I am a little disappointed with the NHL and its manipulation of the LTIR to allow the LA Kings cap relief. It has more to do with the responsibility of an NHL team helping it's players stay within the confines of the law. The flip side of the argument is a simple one, innocent until proven guilty, so why should both Voynov and the Kings be punished for something we do not know has happened (no matter what the public opinion is).

It is like the NHL is trying to hedge it's bets on the result of Voynov's hearing on December 1. After the mess the NFL has created with the Peterson situation and the possible ramifications of the hearing going against the NFL (who knows hey?), you can't blame the NHL for trying to find a middle ground.

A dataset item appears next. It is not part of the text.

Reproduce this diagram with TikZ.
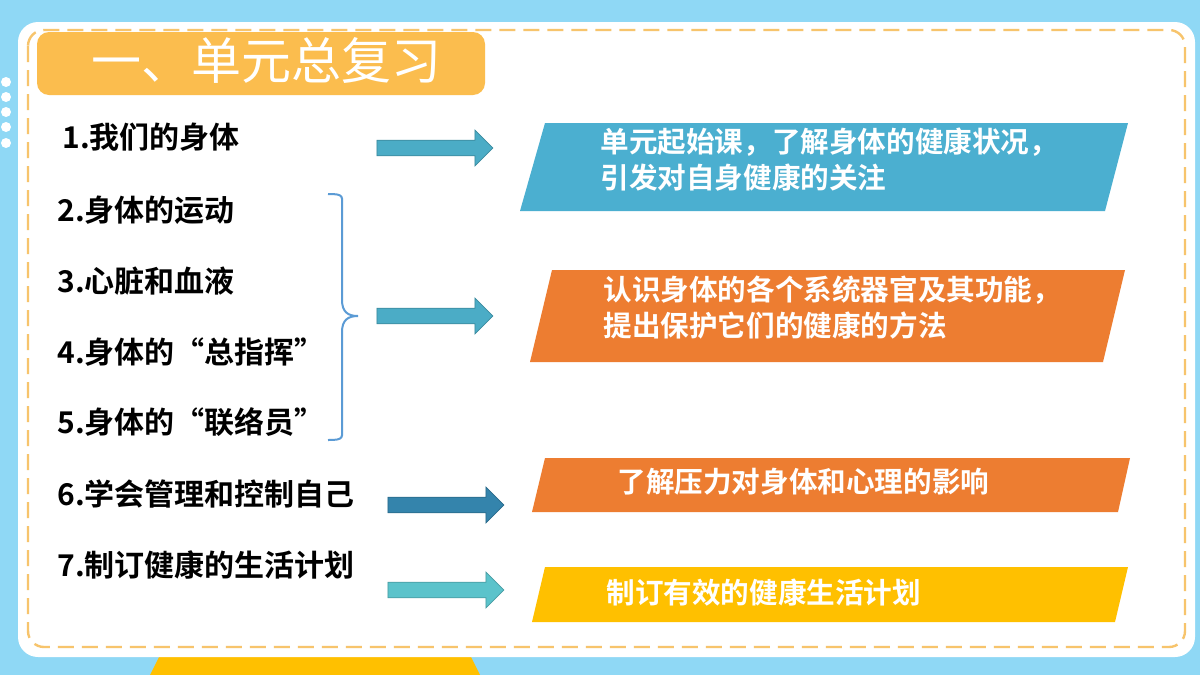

This option however seems to go against the whole reason as to why Voynov was suspended in the first case:

The suspension was imposed under Section 18-A.5 of the Collective Bargaining Agreement, which provides that, during the pendency of a criminal investigation, "The League may suspend the Player pending the League's formal review and disposition of the matter where the failure to suspend the Player during this period would create a substantial risk of material harm to the legitimate interests and/or reputation of the League."

So by allowing the Kings the cap relief they so desperately want to help their roster decisions at the moment and continuing to pay Voynov his full salary the league is essentially letting the Kings of the hook for (and I hate putting it this way, but I can't find a better way of putting it) not keeping their players in line. Admittedly, whatever they do with the cap relief will not be as good a solution as having Voynov back on the ice, but it is a 'break' I do not think the Kings deserve.

Trying to look at this from the other point of view you can see why the NHL has taken this approach. As yet Voynov has not been proven guilty of the felony charge, that will be decided inside 2 weeks. The Kings can only do so much in relation to player welfare and aside from having a club 'minder' with each player at all times, they cannot be expected to ensure that their players abide by the law, it should be implied. Why should the Kings as an organisation be put at a disadvantage due to an unresolved legal matter that quite frankly happens outside their control.

It is going to be interesting to see what steps the NHL take once a verdict has been handed down, will they leave the cap situation as they have changed it or will they return to 'punishing' the Kings for the result. I cannot see the NHL changing the stance they have currently set down, one thing that may change will be the pay status of Voynov, they may try to enforce a suspension without pay, but that may be challenged by the NHLPA and it will be by his management.

Either way you look at this, it is a mess for the NHL, the Kings and Voynov himself. I hate putting this down as a footnote but also for Voynov's partner, I have read in a few places that she is concerned that due to the way the state of California can handle these charges that the two of them will be separated.